* **Written exercise**:
Skip all pictures. Write out the data below from its first line through the line that contains "import * as".
─── Supplied information ───
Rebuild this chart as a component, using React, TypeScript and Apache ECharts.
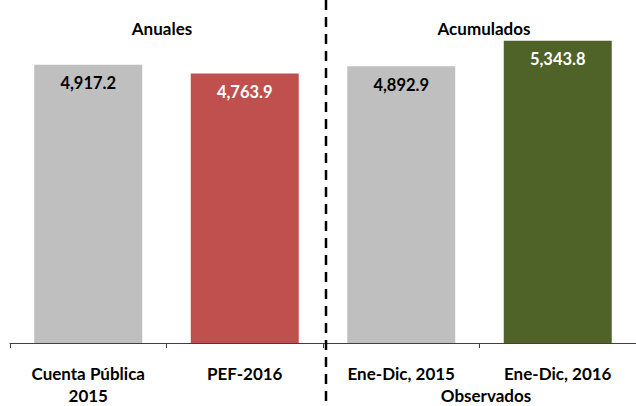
import React, { useEffect, useRef } from "react";
import * as echarts from "echarts";

const categories = ["Cuenta Pública\n2015", "PEF-2016", "Ene-Dic, 2015", "Ene-Dic, 2016"];
const values = [4917.2, 4763.9, 4892.9, 5343.8];
const barColors = ["#BFBFBF", "#C0504D", "#BFBFBF", "#4F6228"];
const labelColors = ["#000000", "#FFFFFF", "#000000", "#FFFFFF"];
const groupLabels = ["Anuales", "Acumulados", "Observados"];

const FONT = "Lato, 'Open Sans', sans-serif";

export default function App() {
  const ref = useRef<HTMLDivElement>(null);
  useEffect(() => {
    document.body.style.margin = "0";
    const chart = echarts.init(ref.current!, null, { renderer: "svg" });
    chart.setOption({
      animation: false,
      backgroundColor: "#FFFFFF",
      textStyle: { fontFamily: FONT },
      grid: { left: 10, top: 3.5, width: 630, height: 342.5, containLabel: false },
      xAxis: {
        type: "category",
        data: categories,
        axisLine: { lineStyle: { color: "#404040", width: 1 } },
        axisTick: { show: true, length: 5, lineStyle: { color: "#404040" } },
        axisLabel: {
          color: "#000",
          fontWeight: "bold",
          fontSize: 17,
          fontFamily: FONT,
          margin: 19,
          lineHeight: 22,
          interval: 0,
        },
      },
      yAxis: { type: "value", min: 0, max: 6000, show: false, splitLine: { show: false } },
      series: [
        {
          type: "bar",
          barCategoryGap: "31%",
          data: values.map((v, i) => ({
            value: v,
            itemStyle: { color: barColors[i] },
            label: { color: labelColors[i] },
          })),
          label: {
            show: true,
            position: "insideTop",
            distance: 10,
            fontWeight: "bold",
            fontSize: 16.5,
            fontFamily: FONT,
            formatter: (p: any) =>
              p.value.toLocaleString("en-US", { minimumFractionDigits: 1, maximumFractionDigits: 1 }),
          },
        },
      ],
      graphic: [
        {
          type: "line",
          shape: { x1: 326, y1: 0, x2: 326, y2: 406 },
          style: { stroke: "#000", lineWidth: 2.5, lineDash: [10, 7] },
          z: 10,
        },
        {
          type: "text",
          x: 162,
          y: 28,
          style: { text: groupLabels[0], fontSize: 17, fontWeight: "bold", fontFamily: FONT, fill: "#000", align: "center", verticalAlign: "middle" },
        },
        {
          type: "text",
          x: 484,
          y: 28,
          style: { text: groupLabels[1], fontSize: 17, fontWeight: "bold", fontFamily: FONT, fill: "#000", align: "center", verticalAlign: "middle" },
        },
        {
          type: "text",
          x: 486,
          y: 395,
          style: { text: groupLabels[2], fontSize: 17, fontWeight: "bold", fontFamily: FONT, fill: "#000", align: "center", verticalAlign: "middle" },
        },
      ],
    });
    return () => chart.dispose();
  }, []);
  return <div ref={ref} style={{ width: 636, height: 406 }} />;
}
───
* **Result for this exercise**:
Rebuild this chart as a component, using React, TypeScript and Apache ECharts.
import React, { useEffect, useRef } from "react";
import * as echarts from "echarts";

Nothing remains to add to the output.